Sunday, 29 September 2013

Domaine la Sarabande: Great value Languedoc drinking

A recent addition to the Sarabande vineyards
Sarabande is a relatively new addition to the up and coming Languedoc wine region within a region of Faugères.

It's run by two knowledgeable and friendly folk, Paul and Isla Gordon.

Their wines, produced from small parcels around Faugères, are superb drinking.

I was lucky enough to visit their house in the village during August and taste a few of their recent vintages.

They make several reds and a rose, and promote their work and wine via this enjoyable blog.

As you'd expect for the region, the grapes are mostly Carignan, Mourvèdre, Syrah and Grenache.

Despite breaking one of the bottles of their wine in my suitcase flying home from Toulouse, I've managed to enjoy several bottles of their rose, mid range and signature reds since August.

Those I have sampled are pictured below (pinched from their blog but I hope they won't object). Their wines range from 7-8 Euros for the Rose, to 12.50 for the AOP Faugères and 25 Euros for the excellent "Les Espinasses".

Here's where to go to consider buying the wines. For cutting-edge boutique wine (if that's not too silly a term, which it may well be) from an emerging region lots of wine fans are excited about, it's well worth trying a few.

 Les Espinasses, left, is powerful stuff. At 15% it needs food to accompany it, but drinks beautifully.

I'm finding I am enjoying the good newer wines from the Languedoc more than my traditional Côtes du Rhône at the moment. They seem less predictable. Perhaps because they are new to my palate.

For value drinking, the bottle just below, AOP Faugères is pretty unbeatable at below £10 a bottle (pre UK tax).

I'll be buying a case of this as as soon as my 2011 Clos d’Alzan Côtes du Rhône Villages Signargues 2011 is exhausted. That arrives next week from those excellent folk at

(I bought it En primeur at a total cost with tax of about £7.50 per bottle, based on the excellent 2010. I'm not expecting it to be quite as good as 2010, but at that price I am sure it will still be worth it)

The Sarabande rose is also below.

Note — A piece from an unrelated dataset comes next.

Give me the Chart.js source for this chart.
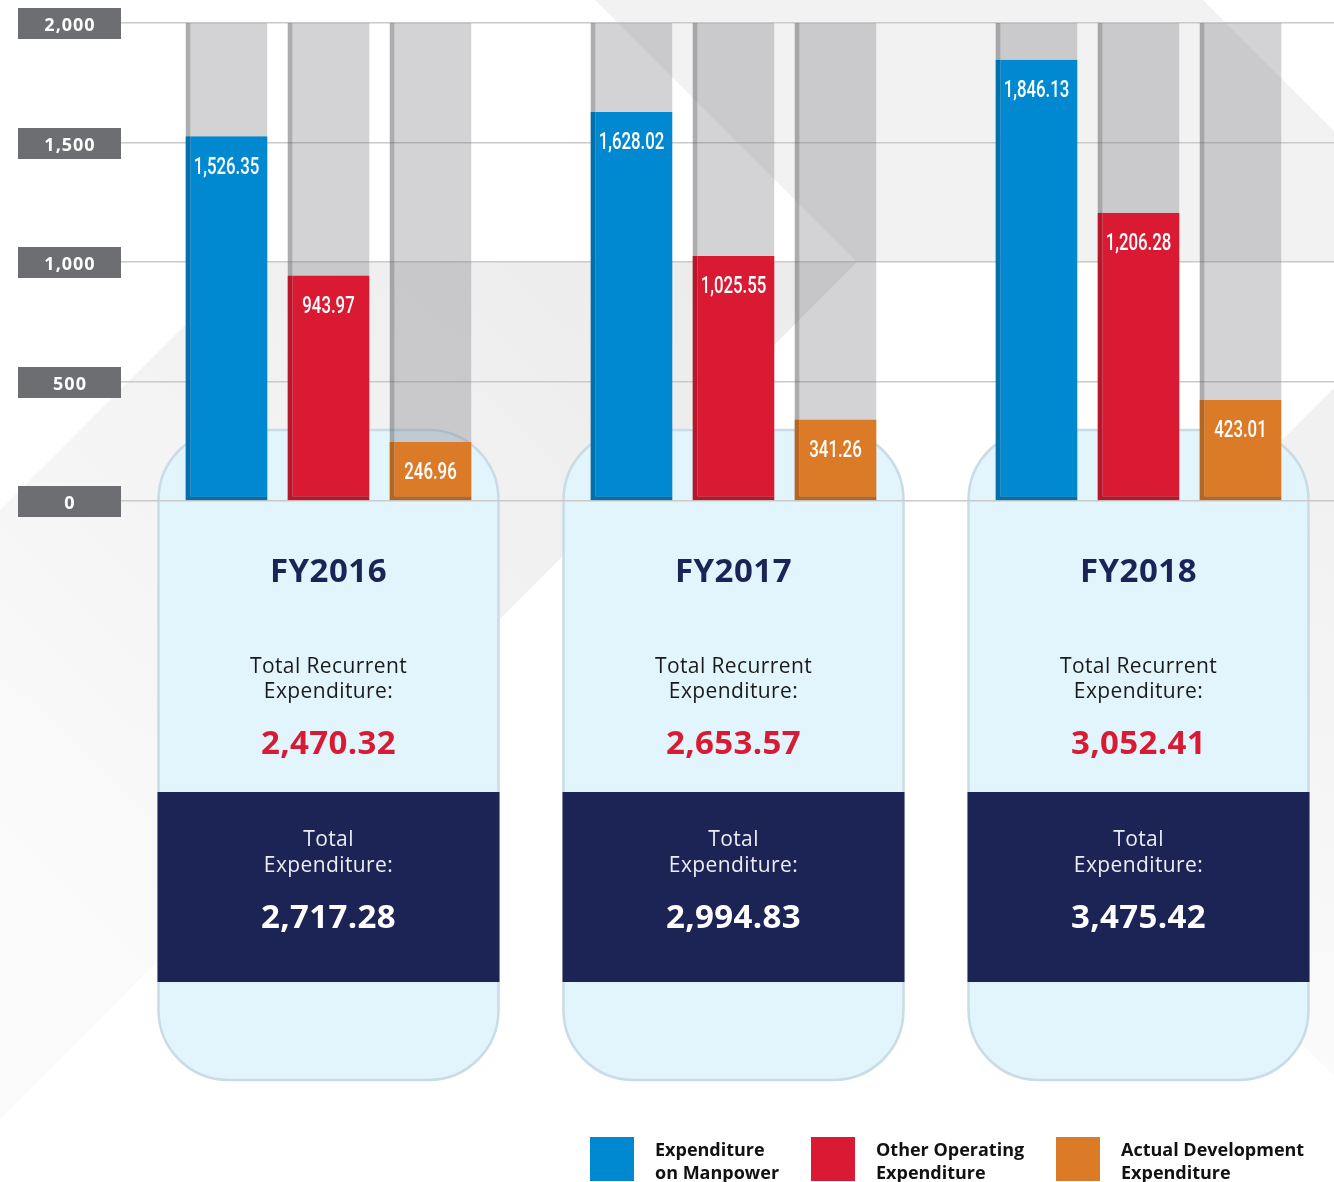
<!DOCTYPE html>
<html>
<head>
<meta charset="utf-8">
<title>Expenditure FY2016 - FY2018</title>
<script src="https://cdn.jsdelivr.net/npm/chart.js@4.4.1/dist/chart.umd.min.js"></script>
<style>
  html, body { margin: 0; padding: 0; background: #fff; overflow: hidden; }
  #wrap { position: relative; width: 1334px; height: 1182px; overflow: hidden; }
  #chart { position: absolute; left: 0; top: 0; }
</style>
</head>
<body>
<div id="wrap"><canvas id="chart" width="1341" height="1182"></canvas></div>
<script>
const categories = ["FY2016", "FY2017", "FY2018"];
const manpower = [1526.35, 1628.02, 1846.13];
const otherOperating = [943.97, 1025.55, 1206.28];
const development = [246.96, 341.26, 423.01];
const trackTop = [2000, 2000, 2000];
const recurrentTotals = [2470.32, 2653.57, 3052.41];
const totalExpenditure = [2717.28, 2994.83, 3475.42];
const yTicks = [0, 500, 1000, 1500, 2000];
const seriesNames = [["Expenditure", "on Manpower"], ["Other Operating", "Expenditure"], ["Actual Development", "Expenditure"]];
const seriesColors = ["#0089d1", "#da1a33", "#db7b28"];
const seriesEdges = ["#0071ae", "#b8172b", "#b8651f"];

const fmt = v => v.toLocaleString("en-US", { minimumFractionDigits: 2, maximumFractionDigits: 2 });

function poly(ctx, pts, fill) {
    ctx.beginPath();
    pts.forEach(([px, py], i) => i ? ctx.lineTo(px, py) : ctx.moveTo(px, py));
    ctx.closePath();
    ctx.fillStyle = fill;
    ctx.fill();
}

function roundBox(ctx, l, t, r, b, rad) {
    ctx.beginPath();
    ctx.moveTo(l + rad, t);
    ctx.lineTo(r - rad, t);
    ctx.arcTo(r, t, r, t + rad, rad);
    ctx.lineTo(r, b - rad);
    ctx.arcTo(r, b, r - rad, b, rad);
    ctx.lineTo(l + rad, b);
    ctx.arcTo(l, b, l, b - rad, rad);
    ctx.lineTo(l, t + rad);
    ctx.arcTo(l, t, l + rad, t, rad);
    ctx.closePath();
}

function spaced(ctx, px) {
    if ("letterSpacing" in ctx) ctx.letterSpacing = px + "px";
}

const scene = {
    id: "scene",
    beforeDraw(chart) {
        const ctx = chart.ctx;
        const x = chart.scales.x;
        const y = chart.scales.y;
        ctx.save();
        ctx.fillStyle = "#fff";
        ctx.fillRect(0, 0, chart.width, chart.height);

        // background chevrons
        poly(ctx, [[595, 0], [1203, 0], [1334, 131], [1334, 262], [857, 262]], "#f2f2f2");
        let g = ctx.createLinearGradient(700, 300, 60, 960);
        g.addColorStop(0, "#ececec");
        g.addColorStop(1, "#fbfbfb");
        poly(ctx, [[248, 262], [857, 262], [0, 1119], [0, 510]], g);
        g = ctx.createLinearGradient(1334, 500, 1100, 1100);
        g.addColorStop(0, "#f1f1f1");
        g.addColorStop(1, "#fcfcfc");
        poly(ctx, [[1334, 388], [990, 732], [1334, 1076]], g);

        // cards
        categories.forEach((c, i) => {
            const cx = x.getPixelForValue(i);
            const l = cx - 170, r = cx + 170;
            roundBox(ctx, l, 430, r, 1080, 70);
            ctx.fillStyle = "#e2f4fc";
            ctx.fill();
            ctx.lineWidth = 2.5;
            ctx.strokeStyle = "#c9dce6";
            ctx.stroke();
            ctx.fillStyle = "#1c2456";
            ctx.fillRect(l - 1, 792, 342, 190);

            ctx.textAlign = "center";
            ctx.textBaseline = "alphabetic";
            ctx.fillStyle = "#1c2457";
            ctx.font = "bold 33px 'Open Sans'";
            spaced(ctx, 0.5);
            ctx.fillText(c, cx, 581.5);
            ctx.fillStyle = "#1a1a1a";
            ctx.font = "21px 'Open Sans'";
            spaced(ctx, 0.4);
            ctx.fillText("Total Recurrent", cx, 672.5);
            ctx.fillText("Expenditure:", cx, 698);
            ctx.fillStyle = "#d91a35";
            ctx.font = "bold 33px 'Open Sans'";
            spaced(ctx, 0.4);
            ctx.fillText(fmt(recurrentTotals[i]), cx, 753.5);
            ctx.fillStyle = "#eceef4";
            ctx.font = "21px 'Open Sans'";
            ctx.fillText("Total", cx, 846);
            ctx.fillText("Expenditure:", cx, 871.5);
            ctx.fillStyle = "#fff";
            ctx.font = "bold 33px 'Open Sans'";
            ctx.fillText(fmt(totalExpenditure[i]), cx, 927.5);
        });

        // tick boxes
        ctx.font = "bold 18px 'Open Sans'";
        spaced(ctx, 1);
        ctx.textAlign = "center";
        y.ticks.forEach((t, i) => {
            const py = y.getPixelForTick(i);
            ctx.fillStyle = "#6d6e71";
            ctx.fillRect(18, Math.round(py) - 15, 103, 31);
            ctx.fillStyle = "#fff";
            ctx.fillText(t.value.toLocaleString("en-US"), 70, py + 8.2);
        });
        spaced(ctx, 0);
        ctx.restore();
    },
    afterDatasetsDraw(chart) {
        const ctx = chart.ctx;
        ctx.save();
        ctx.fillStyle = "#fff";
        ctx.textAlign = "center";
        ctx.textBaseline = "alphabetic";
        ctx.font = "500 24px Roboto";
        for (let d = 0; d < 3; d++) {
            const meta = chart.getDatasetMeta(d);
            meta.data.forEach((bar, i) => {
                const v = chart.data.datasets[d].data[i];
                ctx.save();
                ctx.translate(bar.x, bar.y + 37.5);
                ctx.scale(0.7, 1);
                ctx.fillText(fmt(v), 0, 0);
                ctx.restore();
            });
        }
        ctx.restore();
    },
    afterDraw(chart) {
        const ctx = chart.ctx;
        const boxX = [590, 811, 1056];
        ctx.save();
        ctx.textAlign = "left";
        ctx.textBaseline = "alphabetic";
        ctx.font = "bold 18px 'Open Sans'";
        seriesNames.forEach((lines, i) => {
            ctx.fillStyle = seriesColors[i];
            ctx.fillRect(boxX[i], 1137, 44, 44);
            ctx.fillStyle = "#111";
            ctx.fillText(lines[0], boxX[i] + 65, 1156);
            ctx.fillText(lines[1], boxX[i] + 65, 1178.5);
        });
        ctx.restore();
    }
};

const bars = [manpower, otherOperating, development].map((data, i) => ({
    label: seriesNames[i].join(" "),
    data: data,
    stack: "s" + i,
    backgroundColor: seriesColors[i],
    borderColor: seriesEdges[i],
    borderWidth: { left: 5, bottom: 4, top: 0, right: 0 },
    borderSkipped: false
}));

const tracks = [0, 1, 2].map(i => ({
    label: "track" + i,
    data: trackTop,
    stack: "s" + i,
    backgroundColor: "rgba(120, 122, 126, 0.33)",
    borderColor: "rgba(90, 92, 96, 0.5)",
    borderWidth: { left: 5, bottom: 0, top: 0, right: 0 },
    borderSkipped: false
}));

new Chart(document.getElementById("chart"), {
    type: "bar",
    data: {
        labels: categories,
        datasets: bars.concat(tracks)
    },
    options: {
        responsive: false,
        animation: false,
        categoryPercentage: 0.7556,
        barPercentage: 0.804,
        layout: { padding: { top: 23, bottom: 681, left: 0, right: 0 } },
        plugins: {
            legend: { display: false },
            tooltip: { enabled: false }
        },
        scales: {
            x: {
                display: false,
                stacked: true
            },
            y: {
                stacked: false,
                min: 0,
                max: 2000,
                afterBuildTicks: scale => { scale.ticks = yTicks.map(v => ({ value: v })); },
                afterFit: scale => { scale.width = 126; },
                border: { display: false },
                grid: { color: "#c9c9c9", lineWidth: 1.5, drawTicks: true, tickLength: 5 },
                ticks: { display: false }
            }
        }
    },
    plugins: [scene]
});
</script>
</body>
</html>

It's keenly priced, although I found it a little acidic. But that's probably me more than the wine. For some reason I find a lot of rose too acidic to have more than a glass of. For rose fans, I'd say try it, it beats buying from supermarkets any day.

If interested in buying the wines, contact

Saturday, 28 September 2013

Gerard Bertrand La Forge 2000 - A hidden Languedoc gem

Not cheap, but a rare gem
I first discovered La Forge in a wine shop in Shanghai.

An odd way perhaps, but it was via a friend who spends his summers in Languedoc-Roussillon, so perhaps not that much of a surprise.

The region is by far the best value place in the world for what are now wines of rapidly increasing quality.

Places such as Corbieres and Fitou have a reputation for bulk wines, mass production and less than average, fruity quality.

Not any more. Those wines of course still exist, but more and more boutique wineries, and much larger ones, are springing up to take advantage of the soil and weather.

In the past the Gironde river served as a connecting artery between Languedoc-Roussillon and Bordeaux. Wine used to be shipped down the river to bulk up clarets of the past. Whether this still happens I am not sure.

This wine, Gerard Bertrand La Forge 2000, is truly a hidden Languedoc gem. I also tried the 2001 and the 2002, plus a few others. The 2000 is a stand out. It is not cheap at around 50 Euros a bottle, but for a rare treat, if you can get it, it's highly recommended.

In the glass it's the colour of 20 year old left bank claret, with the complexity and smoothness to match.

It's a blend of Syrah and Carignan, the latter being a grape you see less often compared to better known equivalents in Languedoc, such as Mourvèdre, Grenache, Syrah and sometimes Cinsault.

Given the grape variety, La Forge 2000 lacks the tannins of Bordeaux, but has survived 13 years in vat, barrel and bottle to create a wine of supple richness, smoothness, complexity and a touch of sweetness.

This is without doubt the best non-Bordeaux aged red wine I've ever had. There are only a couple of hundred bottles of it left, according to our charming guide who took us around the winery. I imagine it does not have long until it is past it's best. The 2002 that we tried had gone over the edge, but the 2001 appears to have some ageing potential left until it reaches the heights of 2000, if that's possible given 2000 is a stand-out vintage in the region.

Given that wines from the far south of France lack the Bordeaux tannic structure ability to age for 10+ years this was a real find for me.

I visited the winery, Château l’Hospitalet, in mid/late August this year and a few more photos are below.

It's part of an impressive empire built up by Gerard Bertrand, a former rugby player for the French national side, over the last twenty years.

In the distance from the top of the hill you can see the sparkling of the mediterranean sea.

Mini-vertical tasting of La Forge 2000, '01,'02,'30. A difficult day.